Cleaning and maintenance of this type of sheath is simple and straightforward. The sheath can be washed in warm soapy water, rinsed in clear water and drained to dry. Very little else is needed, and here is an excerpt from an inquiry about cleaning my kydex sheaths, particularly for the food service industry:
There is a difference between cleaning in warm soapy water by hand and power dishwashing. Kydex is a thermoforming plastic, that is, as it warms up it gets soft and starts to get flexible. That is how the kydex is formed around the knife, creating a custom fit, which is adjustable somewhat by spot heating and reforming if the knife happens to loosen in the sheath. Usually, in a sheath that does not have a locking mechanism, the area that is held or clamped by the kydex is the bolster area, which is very similar to the way leather holds a knife in most sheaths, by squeezing around the bolster. Now, what effect heating to above 200° F might have is to soften the kydex, and then it will either try to return to its manufactured form (flat) or swell and cause wrinkles where the screws are holding it against the welts. So this would be a problem, and I don't recommend power dishwashing, ever. If you're washing by hand, and the water temp is below 150° F, and you didn't let the sheath soak for more than a minute or two, I can't see why that wouldn't be all right. Most military users rinse the sheath by dipping in a rinse tank along with other gear to wash, and let drain.
Beyond that, and much more important, is the adhesive bond. The whole sheath is secured together by two means, mechanical and adhesive. The mechanical strength is derived from either Chicago screws or rivets through two layers of kydex and sometimes through the aluminum or kydex welts. The adhesive strength is derived from waterproof industrial grade contact cement, which cements together both layers on both sides of the sheath (that's four layers) and bonds the kydex to the welts, and sometimes secures 2-3 aluminum or kydex welt layers to each other. This will NOT take repeated high temperature cleaners and washings. Sorry, it will eventually degrade.
Along those lines, I hope you weren't considering dishwashing the knife also, because this will eventually degrade and ruin the epoxy and bonding of the gemstone, wood, or even plastic to the handle. To sum, I recommend only hand washing, without prolonged soaking, in mild soapy water (no bleaches or harsh chemicals), rinsing in clear water, and hand drying. See the knife care page and the military knife care pages for more information.

I get asked quite a bit about making knife sheaths for knives other than my own. There are a lot of knives out there, and a lot of them need good sheaths.
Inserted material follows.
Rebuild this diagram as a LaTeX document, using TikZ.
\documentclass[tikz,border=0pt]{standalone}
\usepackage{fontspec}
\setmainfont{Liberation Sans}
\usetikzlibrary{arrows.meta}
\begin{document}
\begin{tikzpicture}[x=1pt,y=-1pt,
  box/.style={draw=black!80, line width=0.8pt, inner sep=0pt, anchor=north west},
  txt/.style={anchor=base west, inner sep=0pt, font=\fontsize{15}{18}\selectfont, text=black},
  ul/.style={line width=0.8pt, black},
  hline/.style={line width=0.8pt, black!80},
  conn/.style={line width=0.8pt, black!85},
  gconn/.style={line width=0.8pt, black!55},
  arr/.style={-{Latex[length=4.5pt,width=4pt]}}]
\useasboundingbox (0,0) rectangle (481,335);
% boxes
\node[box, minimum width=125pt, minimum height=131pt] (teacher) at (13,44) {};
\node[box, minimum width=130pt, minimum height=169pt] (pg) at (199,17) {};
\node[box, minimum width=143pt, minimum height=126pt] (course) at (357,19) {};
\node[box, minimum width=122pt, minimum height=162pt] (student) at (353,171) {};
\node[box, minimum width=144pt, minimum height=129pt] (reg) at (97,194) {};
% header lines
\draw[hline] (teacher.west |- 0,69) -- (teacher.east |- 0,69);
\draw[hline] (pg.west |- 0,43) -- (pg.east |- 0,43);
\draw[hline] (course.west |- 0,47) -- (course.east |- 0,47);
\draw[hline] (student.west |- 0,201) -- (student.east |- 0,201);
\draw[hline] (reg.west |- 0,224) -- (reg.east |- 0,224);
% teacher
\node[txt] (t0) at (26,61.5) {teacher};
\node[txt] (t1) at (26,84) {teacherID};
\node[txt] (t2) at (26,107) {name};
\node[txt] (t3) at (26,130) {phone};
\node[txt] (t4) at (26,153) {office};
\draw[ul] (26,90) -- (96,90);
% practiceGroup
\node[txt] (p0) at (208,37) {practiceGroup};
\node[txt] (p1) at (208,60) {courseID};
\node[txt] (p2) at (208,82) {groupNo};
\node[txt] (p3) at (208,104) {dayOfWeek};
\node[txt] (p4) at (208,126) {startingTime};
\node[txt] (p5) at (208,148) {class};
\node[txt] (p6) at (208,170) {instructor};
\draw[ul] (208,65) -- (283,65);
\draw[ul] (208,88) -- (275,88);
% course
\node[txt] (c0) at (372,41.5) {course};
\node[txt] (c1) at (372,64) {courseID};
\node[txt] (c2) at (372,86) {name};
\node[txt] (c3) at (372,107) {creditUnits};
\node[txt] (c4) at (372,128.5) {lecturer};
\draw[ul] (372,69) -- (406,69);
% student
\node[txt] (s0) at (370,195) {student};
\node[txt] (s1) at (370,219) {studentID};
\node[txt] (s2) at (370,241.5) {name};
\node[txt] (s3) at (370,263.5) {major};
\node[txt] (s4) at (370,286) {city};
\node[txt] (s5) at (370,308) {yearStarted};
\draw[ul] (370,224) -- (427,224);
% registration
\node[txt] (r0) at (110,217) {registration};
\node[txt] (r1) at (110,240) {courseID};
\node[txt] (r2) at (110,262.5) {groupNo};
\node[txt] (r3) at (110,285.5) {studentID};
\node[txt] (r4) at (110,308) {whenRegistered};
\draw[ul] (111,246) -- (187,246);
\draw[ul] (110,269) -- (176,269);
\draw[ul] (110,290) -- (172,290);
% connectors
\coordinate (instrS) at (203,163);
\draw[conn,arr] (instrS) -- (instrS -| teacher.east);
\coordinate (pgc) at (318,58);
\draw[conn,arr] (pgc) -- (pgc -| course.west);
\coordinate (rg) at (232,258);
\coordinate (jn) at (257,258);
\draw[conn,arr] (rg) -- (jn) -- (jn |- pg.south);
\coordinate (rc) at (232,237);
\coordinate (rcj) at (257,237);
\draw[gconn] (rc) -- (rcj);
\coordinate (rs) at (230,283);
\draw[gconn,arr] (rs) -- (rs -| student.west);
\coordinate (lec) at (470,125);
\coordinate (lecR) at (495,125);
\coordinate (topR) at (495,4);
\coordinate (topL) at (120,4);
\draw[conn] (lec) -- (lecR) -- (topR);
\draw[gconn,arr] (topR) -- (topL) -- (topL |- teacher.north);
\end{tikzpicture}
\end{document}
Whether for collection, hunting, professional, service, or military combat use, all knives need some type of reliable, worthwhile storage and carry medium. The volume of interest in this area demonstrates the universal and continual need for good knife sheaths.
I don't make sheaths for knives other than my own. If I started this, I'm certain that I'd be swamped with work and could live out my career never making another knife, only sheaths! This is not what I do, however, so I only make sheaths that accompany my own knives. See my Services Offered page for details about what I do and don't do.
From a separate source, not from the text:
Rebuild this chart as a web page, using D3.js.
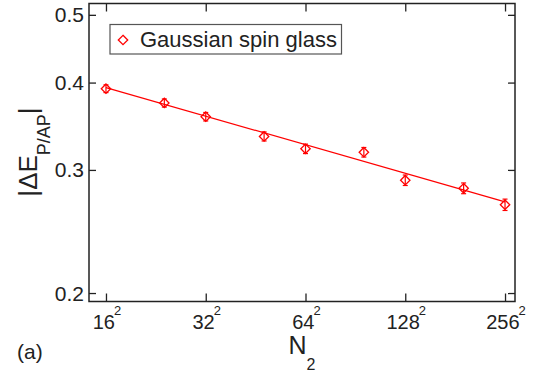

You might wonder why most makers, factories, or knife companies don't offer a worthwhile sheath to accompany the knife. Frankly, I don't know why, but you might ask them; after all, it's part of this tradecraft. It certainly is a need, and any makers of the modern knife should be able to provide a suitable, commensurate and even superior sheath considering today's knowledge, manufacturing methods, and technology.
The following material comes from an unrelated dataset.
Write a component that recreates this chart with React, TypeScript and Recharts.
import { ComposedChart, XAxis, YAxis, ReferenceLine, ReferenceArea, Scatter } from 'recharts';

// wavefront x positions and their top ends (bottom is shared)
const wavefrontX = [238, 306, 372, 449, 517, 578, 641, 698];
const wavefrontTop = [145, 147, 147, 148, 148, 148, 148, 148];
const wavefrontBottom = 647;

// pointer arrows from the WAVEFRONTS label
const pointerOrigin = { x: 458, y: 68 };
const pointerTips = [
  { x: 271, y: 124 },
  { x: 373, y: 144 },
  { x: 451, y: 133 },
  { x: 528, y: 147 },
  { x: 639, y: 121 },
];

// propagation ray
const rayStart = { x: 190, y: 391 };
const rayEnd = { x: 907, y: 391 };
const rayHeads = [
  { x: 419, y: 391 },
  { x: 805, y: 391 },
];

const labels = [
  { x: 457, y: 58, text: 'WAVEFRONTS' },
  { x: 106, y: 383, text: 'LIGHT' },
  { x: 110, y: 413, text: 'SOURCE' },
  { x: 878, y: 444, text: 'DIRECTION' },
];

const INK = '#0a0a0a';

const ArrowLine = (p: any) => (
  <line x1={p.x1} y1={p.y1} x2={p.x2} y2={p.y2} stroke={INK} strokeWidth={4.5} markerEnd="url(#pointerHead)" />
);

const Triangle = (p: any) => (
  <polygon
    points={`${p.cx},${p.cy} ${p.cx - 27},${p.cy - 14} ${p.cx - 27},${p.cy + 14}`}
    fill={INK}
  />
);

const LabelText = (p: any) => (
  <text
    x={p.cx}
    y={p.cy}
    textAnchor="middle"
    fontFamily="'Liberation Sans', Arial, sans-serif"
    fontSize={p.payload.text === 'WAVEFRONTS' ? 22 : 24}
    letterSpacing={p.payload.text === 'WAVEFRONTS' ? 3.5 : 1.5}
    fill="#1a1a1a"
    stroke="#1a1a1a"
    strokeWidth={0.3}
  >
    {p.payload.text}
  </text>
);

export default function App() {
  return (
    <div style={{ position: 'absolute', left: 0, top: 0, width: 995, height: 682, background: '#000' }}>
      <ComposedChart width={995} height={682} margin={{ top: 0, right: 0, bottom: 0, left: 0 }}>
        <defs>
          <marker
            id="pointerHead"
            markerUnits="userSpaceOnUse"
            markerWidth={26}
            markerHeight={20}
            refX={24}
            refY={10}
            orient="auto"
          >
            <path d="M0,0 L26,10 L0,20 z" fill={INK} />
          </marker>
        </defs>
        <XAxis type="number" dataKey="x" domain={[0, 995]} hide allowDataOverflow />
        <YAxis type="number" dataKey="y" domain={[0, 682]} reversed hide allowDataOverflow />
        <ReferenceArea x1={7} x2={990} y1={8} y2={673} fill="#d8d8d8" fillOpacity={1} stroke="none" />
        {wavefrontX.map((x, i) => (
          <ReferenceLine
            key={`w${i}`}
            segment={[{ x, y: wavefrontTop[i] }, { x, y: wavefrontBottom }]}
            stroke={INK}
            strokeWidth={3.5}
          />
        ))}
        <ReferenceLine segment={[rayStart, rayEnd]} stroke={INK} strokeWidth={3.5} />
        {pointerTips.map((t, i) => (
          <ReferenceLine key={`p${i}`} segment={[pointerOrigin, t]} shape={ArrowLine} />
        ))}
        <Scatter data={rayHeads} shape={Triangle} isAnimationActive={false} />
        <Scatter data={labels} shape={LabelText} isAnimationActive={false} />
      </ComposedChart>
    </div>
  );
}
Here is an excerpt from an email I received from a man who took issue with my refusal to make sheaths for other's knives:
Subject: saw your site and...
I was just wondering why you don't do sheaths for
blades you don't make. Here's my situation...and
no i don't expect you to change your mind but hear
me out. I just purchased two daggers and need someone to
create a sheath that will hold both of them at
opposite ends. It needs to be able to be fastened
to a belt and carried horizontally. I'm a graphic artist
and; want to design my own sheath but lack the
leatherworking skills to accomplish this on my
own. It would probably entail engraving and
whatnot......obviously way too advanced for a novice. So
i came across your site while searching for (to be
honest) tutorials and was blown away by the stuff
you've done......and then disappointed when reading
you don't do custom sheaths only. So my question is: why
don't you do them for other blades....it could be
quite profitable I'm sure....and I'm sure you have a
good reason not to....I'm just curious. -C.
My response:
Dear C.-
I’m sorry, I don’t make sheaths for knives other than
my own. When I custom make a knife from scratch,
adjustments and tuning of the knife and sheath go
together. There is also an issue of putting my name on
work that goes with other makers. I have to be careful,
most of my clients expect exclusivity, and this
increases the value of their investments. If I just
cranked out any work for any project, my name would be
cheapened and that wouldn't be fair to my longstanding
clients.
Your question about profitability is valid, but I'm not in this business to purely make profit. As an artist, my goal is to increase my skill level and make the best knife/sheath/stand combination I can. And frankly, I do not need extra work, as I'm swamped with orders.
As a graphic artist, I'm sure you are aware of commensurate matching components in a knife-sheath pair. When a different mind creates these components, a different artistic idea is employed, and the assembly becomes segmented and sometimes confusing.
C., there are many leatherworkers who can make you a
serviceable sheath arrangement for your pieces. You can
find most of them on the knife forums here on the
internet, and some of them are quite good. You might also go to
the supplier of your daggers and ask why they don't make the
sheath(s) you need for your purchase.